— Begin Raw data —

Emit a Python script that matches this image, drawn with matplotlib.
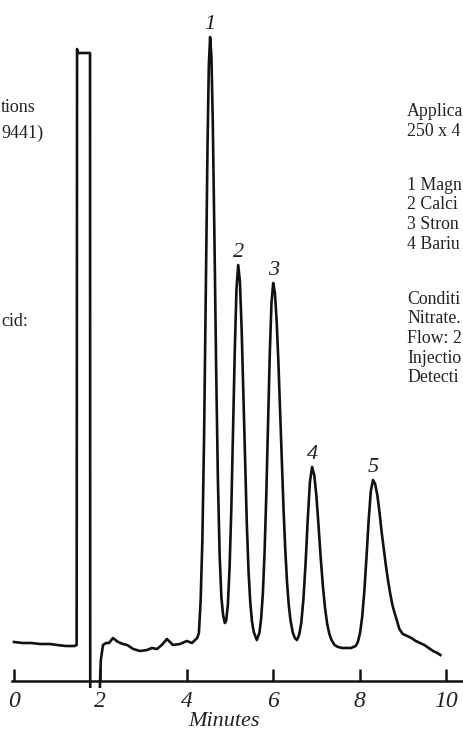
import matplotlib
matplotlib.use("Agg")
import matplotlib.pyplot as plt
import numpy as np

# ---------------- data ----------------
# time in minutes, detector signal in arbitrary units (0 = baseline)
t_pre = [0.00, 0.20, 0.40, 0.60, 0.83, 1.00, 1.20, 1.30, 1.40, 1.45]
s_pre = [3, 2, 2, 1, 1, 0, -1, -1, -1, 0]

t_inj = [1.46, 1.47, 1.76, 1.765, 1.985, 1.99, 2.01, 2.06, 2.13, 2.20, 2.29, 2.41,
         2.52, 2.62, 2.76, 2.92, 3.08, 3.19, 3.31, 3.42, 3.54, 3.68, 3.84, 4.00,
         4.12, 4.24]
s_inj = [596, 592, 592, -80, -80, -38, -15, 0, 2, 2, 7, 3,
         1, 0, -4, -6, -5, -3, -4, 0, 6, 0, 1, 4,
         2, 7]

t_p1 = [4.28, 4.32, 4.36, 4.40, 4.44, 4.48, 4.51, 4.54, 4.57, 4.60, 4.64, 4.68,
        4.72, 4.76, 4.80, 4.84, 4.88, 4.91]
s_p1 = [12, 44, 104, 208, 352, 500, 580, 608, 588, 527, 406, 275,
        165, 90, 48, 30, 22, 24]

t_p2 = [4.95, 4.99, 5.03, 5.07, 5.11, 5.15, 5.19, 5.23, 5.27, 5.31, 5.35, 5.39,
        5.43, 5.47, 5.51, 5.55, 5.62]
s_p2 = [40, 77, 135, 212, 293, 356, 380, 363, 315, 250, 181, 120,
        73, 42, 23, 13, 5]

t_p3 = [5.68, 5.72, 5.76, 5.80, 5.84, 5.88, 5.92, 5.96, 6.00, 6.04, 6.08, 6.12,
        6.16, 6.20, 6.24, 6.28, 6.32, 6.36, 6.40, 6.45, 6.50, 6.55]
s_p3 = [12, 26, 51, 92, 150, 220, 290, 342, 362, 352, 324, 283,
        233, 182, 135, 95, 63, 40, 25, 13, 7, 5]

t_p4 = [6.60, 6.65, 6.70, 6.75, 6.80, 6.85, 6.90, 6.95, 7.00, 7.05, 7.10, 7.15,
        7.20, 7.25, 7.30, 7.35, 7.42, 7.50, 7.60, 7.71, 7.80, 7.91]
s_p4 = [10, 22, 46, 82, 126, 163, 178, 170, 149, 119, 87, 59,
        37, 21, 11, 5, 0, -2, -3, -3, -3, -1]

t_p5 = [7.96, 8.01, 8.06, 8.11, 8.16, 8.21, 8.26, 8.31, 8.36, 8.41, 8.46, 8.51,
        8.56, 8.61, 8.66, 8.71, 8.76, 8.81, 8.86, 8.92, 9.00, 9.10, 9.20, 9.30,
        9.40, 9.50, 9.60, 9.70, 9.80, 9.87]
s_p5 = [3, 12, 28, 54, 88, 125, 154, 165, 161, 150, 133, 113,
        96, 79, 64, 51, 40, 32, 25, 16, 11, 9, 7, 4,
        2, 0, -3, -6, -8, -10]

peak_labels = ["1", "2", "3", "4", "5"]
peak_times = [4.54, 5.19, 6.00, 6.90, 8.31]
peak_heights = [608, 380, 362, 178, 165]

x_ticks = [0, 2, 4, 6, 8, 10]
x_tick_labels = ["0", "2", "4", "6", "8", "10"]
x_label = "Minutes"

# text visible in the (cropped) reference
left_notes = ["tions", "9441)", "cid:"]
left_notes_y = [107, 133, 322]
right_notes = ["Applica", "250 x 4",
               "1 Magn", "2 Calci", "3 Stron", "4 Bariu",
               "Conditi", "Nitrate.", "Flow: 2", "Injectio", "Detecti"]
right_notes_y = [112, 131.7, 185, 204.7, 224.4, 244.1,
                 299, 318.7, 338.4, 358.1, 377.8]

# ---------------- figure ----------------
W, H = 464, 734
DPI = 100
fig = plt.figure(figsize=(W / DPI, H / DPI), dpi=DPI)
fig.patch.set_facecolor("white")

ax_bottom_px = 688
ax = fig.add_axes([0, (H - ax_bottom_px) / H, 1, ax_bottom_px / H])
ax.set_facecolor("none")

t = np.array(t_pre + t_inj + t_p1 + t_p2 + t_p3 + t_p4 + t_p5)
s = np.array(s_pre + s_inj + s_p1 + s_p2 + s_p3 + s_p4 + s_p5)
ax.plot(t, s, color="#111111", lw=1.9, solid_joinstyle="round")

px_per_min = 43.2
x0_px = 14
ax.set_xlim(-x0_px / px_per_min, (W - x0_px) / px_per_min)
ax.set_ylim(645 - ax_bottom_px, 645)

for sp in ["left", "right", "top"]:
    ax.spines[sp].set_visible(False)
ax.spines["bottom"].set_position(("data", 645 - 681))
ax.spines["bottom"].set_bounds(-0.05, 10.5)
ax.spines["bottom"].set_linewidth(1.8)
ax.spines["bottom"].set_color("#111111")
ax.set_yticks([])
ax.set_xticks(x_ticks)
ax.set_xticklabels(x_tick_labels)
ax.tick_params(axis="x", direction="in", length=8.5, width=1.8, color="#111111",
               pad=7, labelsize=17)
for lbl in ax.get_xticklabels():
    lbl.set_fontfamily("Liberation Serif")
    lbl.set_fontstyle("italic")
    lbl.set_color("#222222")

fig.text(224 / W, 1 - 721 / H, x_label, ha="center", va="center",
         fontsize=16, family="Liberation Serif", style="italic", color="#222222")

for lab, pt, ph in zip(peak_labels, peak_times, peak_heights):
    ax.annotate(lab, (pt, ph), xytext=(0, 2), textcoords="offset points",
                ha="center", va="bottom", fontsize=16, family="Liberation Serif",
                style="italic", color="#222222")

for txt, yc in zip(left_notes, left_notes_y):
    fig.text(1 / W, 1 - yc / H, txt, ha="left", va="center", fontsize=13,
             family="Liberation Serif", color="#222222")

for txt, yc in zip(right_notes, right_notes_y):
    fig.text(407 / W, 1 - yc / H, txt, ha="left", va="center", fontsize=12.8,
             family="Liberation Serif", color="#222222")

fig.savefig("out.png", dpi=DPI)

— End Raw data —

| What you should do |
Exactly as they appear, print the lines of the listing above from its first line through the line that contains "73, 42, 23, 13, 5]", minus the pictures.

| Full answer |
Emit a Python script that matches this image, drawn with matplotlib.
import matplotlib
matplotlib.use("Agg")
import matplotlib.pyplot as plt
import numpy as np

# ---------------- data ----------------
# time in minutes, detector signal in arbitrary units (0 = baseline)
t_pre = [0.00, 0.20, 0.40, 0.60, 0.83, 1.00, 1.20, 1.30, 1.40, 1.45]
s_pre = [3, 2, 2, 1, 1, 0, -1, -1, -1, 0]

t_inj = [1.46, 1.47, 1.76, 1.765, 1.985, 1.99, 2.01, 2.06, 2.13, 2.20, 2.29, 2.41,
         2.52, 2.62, 2.76, 2.92, 3.08, 3.19, 3.31, 3.42, 3.54, 3.68, 3.84, 4.00,
         4.12, 4.24]
s_inj = [596, 592, 592, -80, -80, -38, -15, 0, 2, 2, 7, 3,
         1, 0, -4, -6, -5, -3, -4, 0, 6, 0, 1, 4,
         2, 7]

t_p1 = [4.28, 4.32, 4.36, 4.40, 4.44, 4.48, 4.51, 4.54, 4.57, 4.60, 4.64, 4.68,
        4.72, 4.76, 4.80, 4.84, 4.88, 4.91]
s_p1 = [12, 44, 104, 208, 352, 500, 580, 608, 588, 527, 406, 275,
        165, 90, 48, 30, 22, 24]

t_p2 = [4.95, 4.99, 5.03, 5.07, 5.11, 5.15, 5.19, 5.23, 5.27, 5.31, 5.35, 5.39,
        5.43, 5.47, 5.51, 5.55, 5.62]
s_p2 = [40, 77, 135, 212, 293, 356, 380, 363, 315, 250, 181, 120,
        73, 42, 23, 13, 5]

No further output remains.